Overall, Farmers and Merchants Trust Company of Chambersburg held equity amounting to 10.75 percent of its assets, which was lower than the national average of 12.10 percent.

Asset Quality Score

This test's purpose is to estimate how the bank's loan loss reserves and overall capitalization could be affected by troubled assets, such as past-due loans.

A bank with a large number of these kinds of assets may eventually be required to use capital to absorb losses, shrinking its equity buffer. It also means that there are likely to be many assets that are in non-accrual status and thus aren't earning money, resulting in depressed earnings and potentially more risk of a future failure.

On Bankrate's test of asset quality, Farmers and Merchants Trust Company of Chambersburg scored 40 out of a possible 40 points, better than the national average of 37.62 points.

A helpful indicator of asset quality is the percentage of problem assets a bank holds compared to its total assets. As of June 30, 2017, 0.35 percent of Farmers and Merchants Trust Company of Chambersburg's loans were noncurrent, meaning they were more than 90 days past due or were in non-accrual status. That's below the national average of 1.04 percent.

Banks keep a reserve to deal with troubled assets known as an "allowance for loan and lease losses." The size of that reserve can be a handy indicator when evaluating a bank's ability to manage problem assets, especially when compared to the total amount of at-risk loans. Unfortunately, the FDIC did not provide information on Farmers and Merchants Trust Company of Chambersburg's loan loss allowance in its most recent filings.

Earnings score

A bank's ability to earn money affects its long-term survivability. Earnings may be retained by the bank, expanding its capital buffer, or be used to deal with problematic loans, likely making the bank more resilient in tough times. Banks that are losing money, however, are less able to do those things.

On Bankrate's test of earnings, Farmers and Merchants Trust Company of Chambersburg scored 20 out of a possible 30, exceeding the national average of 16.52.

One important measure of a bank's earnings is return on equity, or net income (essentially profit) divided by total equity. Farmers and Merchants Trust Company of Chambersburg's most recent annualized quarterly return on equity was 11.45 percent, above the national average of 9.28 percent.

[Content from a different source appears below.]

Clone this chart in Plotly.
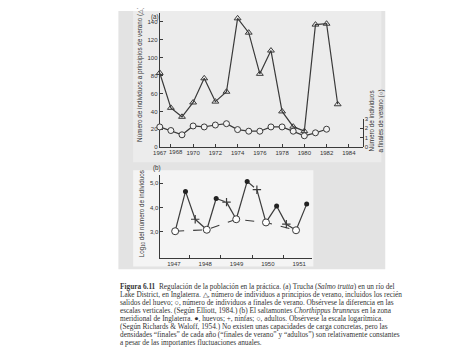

For the twelve months ended June 30, 2017, the bank recorded net income of $6.8 million on total equity of $122.0 million. The bank experienced an annualized return on average assets, or ROA, of 1.20 percent, above the 1 percent deemed satisfactory in accordance with industry standards, and above the average for U.S. banks of 1.14 percent.

WHAT IS SAFE & SOUND?

Bankrate.com's Safe & Sound Ratings provide a star rating system to evaluate the current financial status of financial institutions. The information gathered about banks, credit unions and thrifts is updated as set forth in the Terms of Use of Safe & Sound Ratings and Reports. The Safe & Sound Ratings information is grouped by categories of banks, thrifts and credit unions.

Scoring methodology

Bankrate.com evaluates the financial condition of institutions and assigns a one- to five-star rating for each with five stars representing the highest rating. Institutions with satisfactory performance will generally receive a rating of three or more stars. The majority of institutions fall into the three- to four-star range. An institution with an "NR" rating may be too new to rate or may have limited the publicly available information in their regulatory filings. The "NR" is not an indication of financial strength or weakness. The Safe & Sound rating is believed to be reliable, but the information is not guaranteed. In addition, events since the information was collected may have altered the institution's financial condition.